What’s more, on the very day that the bargain was struck, Jefferson wrote a long letter to James Monroe, his loyal Virginian disciple, preparing him for news of precisely the kind of compromise that eventually occurred. Monroe, like Madison and most Virginians, adamantly opposed assumption. Jefferson assured him that he too found the measure repulsive: “But in the present instance I see the necessity of yielding for this time … for the sake of the union, and to save us from the greatest of all Calamities.” He even spelled out what he meant by such alarming words. The congressional debate over Hamilton’s financial plan and the location of the national capital had produced total legislative paralysis. If this was the first test of the viability of the new federal government under the Constitution, the government was failing miserably. Without some kind of breakthrough, the entire experiment with republican government at the national level would “burst and vanish, and the states separate to take care of everyone of itself.” Either the peaceful dissolution of the United States or a
civil war would occur unless some sort of political bargain was struck. “Without descending to talk about bargains,” Jefferson wrote—suggesting that making such deals work required not talking about them publicly—a negotiation was in the works that would make assumption more palatable to Virginians of Monroe’s persuasion: a trade of assumption for the Potomac location of the permanent capital. “If this plan of compromise does not take place,” Jefferson warned, “I fear one infinitely worse.” Upon receiving Jefferson’s letter, Monroe responded immediately with a warning of his own.
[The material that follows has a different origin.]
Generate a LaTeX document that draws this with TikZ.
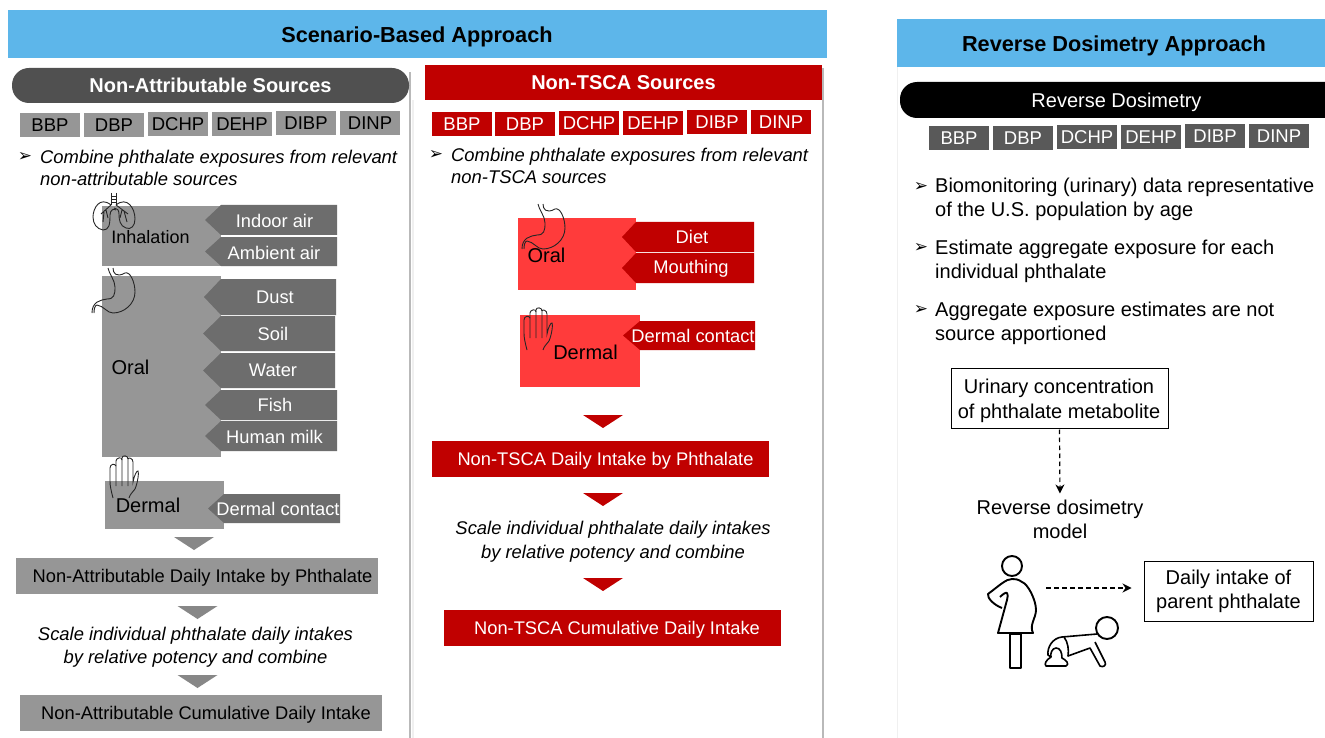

The political deal Jefferson described would never go down in Virginia, where assumption was regarded as a “fatal poison” and the Potomac location “of but little importance” in comparison.
3

Two years later Jefferson himself concluded that Monroe had been right. In 1792 he told Washington that the bargain made that evening with Hamilton was the greatest political mistake of his life. In fact, Jefferson’s version of the dinner-table bargain dates from that later time, probably 1792, when he deeply regretted his complicity. “It was unjust,” he had by then decided, “and was acquiesced in merely from a fear of disunion, while our government was still in its infant state.” The ever-agile Hamilton had outmaneuvered him to support assumption, which had then become “a principal ground whereon was reared up that Speculating phalanx,” which had subsequently conspired so insidiously, as Jefferson put it, “to change the political complexion of the government of the U.S.” Perhaps a final reason to accept the credibility of Jefferson’s version of the story, then, is that he was not boasting about his political influence, but confessing his profound regret. Why fabricate a tale in which one comes off as a self-confessed dunce?
4

Any attempt to answer that question would carry us into the labyrinthine corridors of Jefferson’s famously elusive mind. Suffice to say that there is a core of truth to Jefferson’s account of the dinner-table bargain, though it vastly oversimplifies the history that was happening at that propitious moment. Which is to say that several secret meetings were occurring at the same time; and the political corridors were even more labyrinthine than Jefferson’s imperfect memory of events. Most importantly, the conversation at Jefferson’s quarters was merely one part of an ongoing and larger conversation in which the very survival and subsequent shape of the American republic seemed at stake. The more one looks at the chief characters in this scene and listens to their
voices, the more the salient question changes. It is not: Was Jefferson telling the truth? It is, instead: Why were such otherwise-sensible statesmen as Jefferson, Madison, and Hamilton all convinced that the newly established government of the United States was so precarious and problematic? Why was the passage of assumption so threatening? Why was the Potomac so symbolic? Jefferson’s version of the story to the contrary notwithstanding, what was going on here?